- _Problem details_
Bring together all lines of the material below that contain the string "matplotlib".

- _Dataset_
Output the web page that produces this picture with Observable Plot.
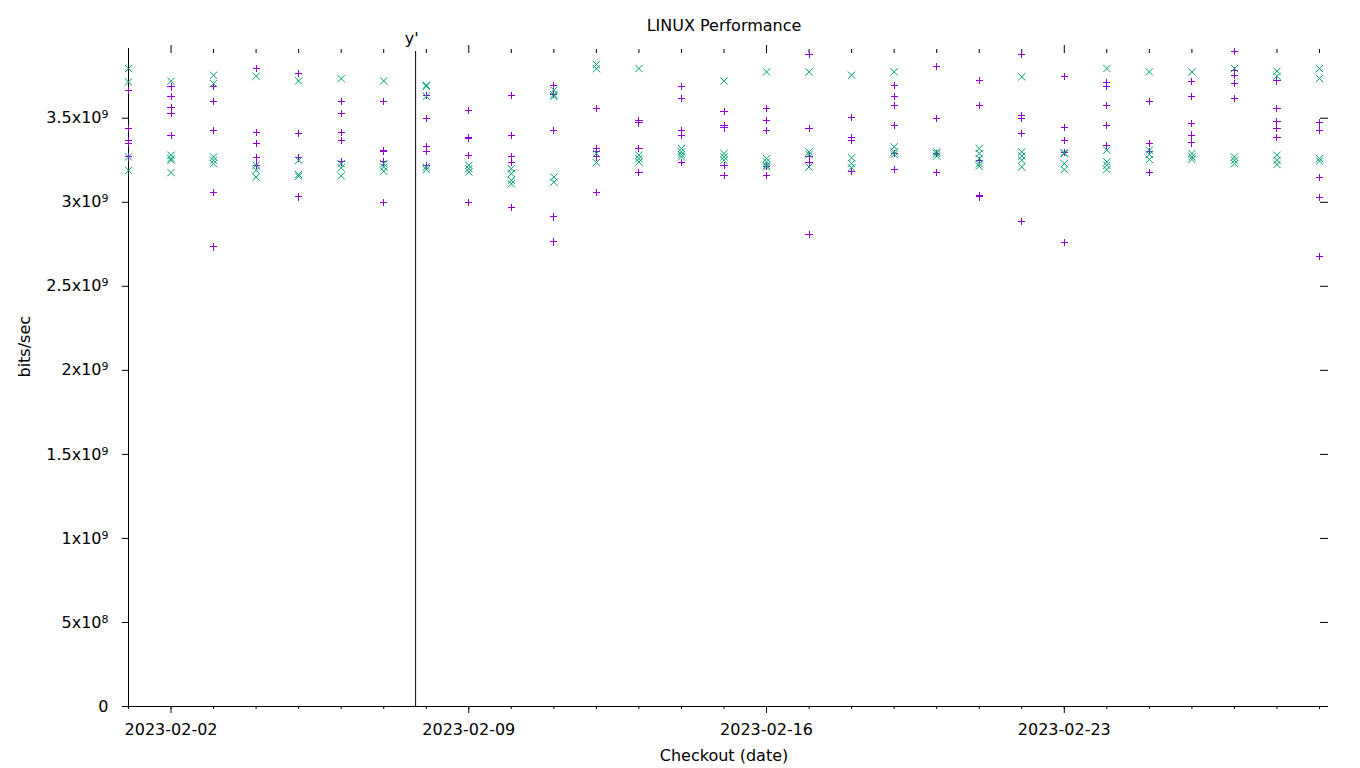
--
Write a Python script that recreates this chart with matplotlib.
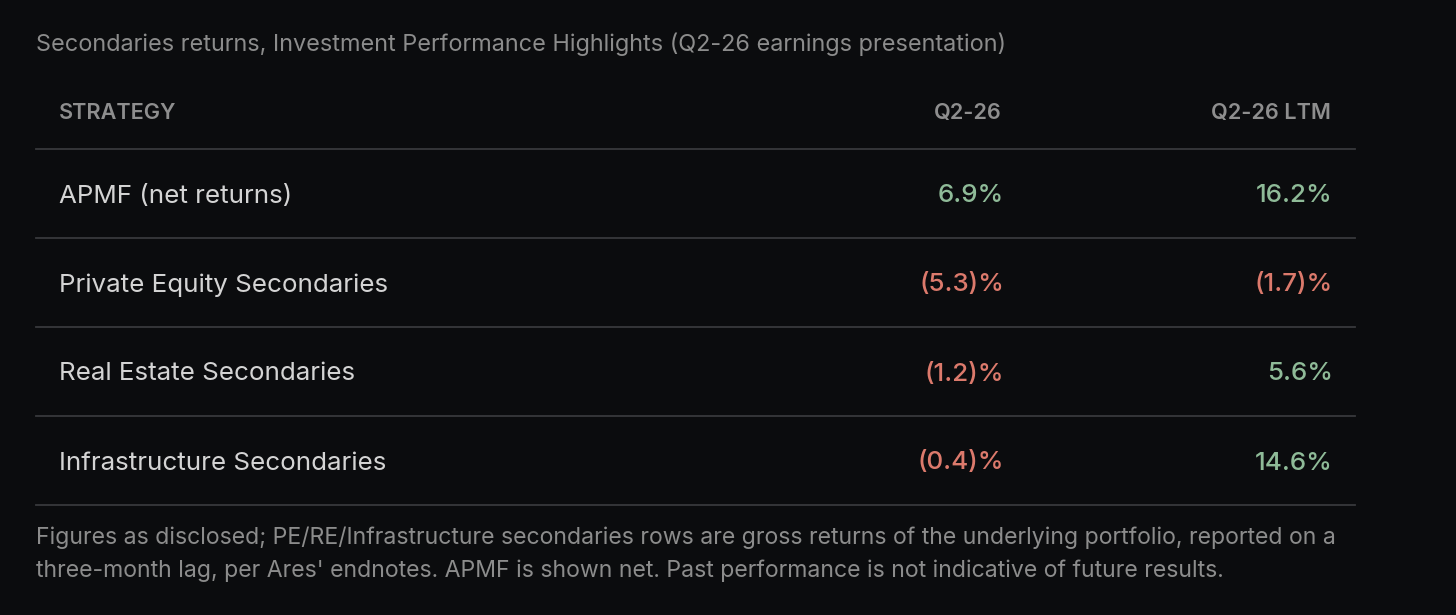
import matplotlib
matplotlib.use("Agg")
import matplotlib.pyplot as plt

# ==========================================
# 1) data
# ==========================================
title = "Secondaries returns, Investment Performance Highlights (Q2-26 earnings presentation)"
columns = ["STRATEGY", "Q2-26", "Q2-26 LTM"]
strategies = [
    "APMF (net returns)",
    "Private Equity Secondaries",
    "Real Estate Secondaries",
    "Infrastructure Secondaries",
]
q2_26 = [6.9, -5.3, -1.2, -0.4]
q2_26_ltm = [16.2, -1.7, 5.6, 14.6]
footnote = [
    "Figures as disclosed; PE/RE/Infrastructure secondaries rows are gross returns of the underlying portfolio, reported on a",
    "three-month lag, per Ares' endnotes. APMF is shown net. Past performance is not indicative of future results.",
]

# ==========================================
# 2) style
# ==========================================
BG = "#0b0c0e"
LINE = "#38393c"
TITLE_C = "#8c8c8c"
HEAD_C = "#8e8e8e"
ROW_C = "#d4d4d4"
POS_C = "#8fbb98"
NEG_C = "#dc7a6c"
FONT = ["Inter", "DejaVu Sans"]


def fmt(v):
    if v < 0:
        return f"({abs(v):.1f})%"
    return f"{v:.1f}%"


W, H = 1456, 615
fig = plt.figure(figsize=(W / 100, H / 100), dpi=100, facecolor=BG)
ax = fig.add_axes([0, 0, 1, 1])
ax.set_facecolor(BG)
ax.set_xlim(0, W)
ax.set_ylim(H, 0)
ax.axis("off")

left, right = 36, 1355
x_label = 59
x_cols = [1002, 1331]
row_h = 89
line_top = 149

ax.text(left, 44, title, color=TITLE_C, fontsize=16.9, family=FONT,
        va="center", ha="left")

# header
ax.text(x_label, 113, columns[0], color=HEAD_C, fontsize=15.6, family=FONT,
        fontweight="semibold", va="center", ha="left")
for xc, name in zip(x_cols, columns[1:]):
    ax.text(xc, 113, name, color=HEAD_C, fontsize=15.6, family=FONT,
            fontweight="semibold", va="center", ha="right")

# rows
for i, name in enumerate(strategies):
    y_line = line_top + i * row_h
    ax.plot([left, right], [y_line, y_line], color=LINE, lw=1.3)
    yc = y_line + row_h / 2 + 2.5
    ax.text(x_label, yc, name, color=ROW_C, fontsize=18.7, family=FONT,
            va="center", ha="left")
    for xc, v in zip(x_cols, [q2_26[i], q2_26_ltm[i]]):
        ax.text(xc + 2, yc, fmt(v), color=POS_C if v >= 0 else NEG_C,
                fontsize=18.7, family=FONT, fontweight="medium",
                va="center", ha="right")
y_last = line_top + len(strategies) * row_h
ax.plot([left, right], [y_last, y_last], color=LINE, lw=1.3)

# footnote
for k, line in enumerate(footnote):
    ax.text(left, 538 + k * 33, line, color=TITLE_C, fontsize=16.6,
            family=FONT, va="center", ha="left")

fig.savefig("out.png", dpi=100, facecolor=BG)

- _Reply to the task_
Write a Python script that recreates this chart with matplotlib.
import matplotlib
matplotlib.use("Agg")
import matplotlib.pyplot as plt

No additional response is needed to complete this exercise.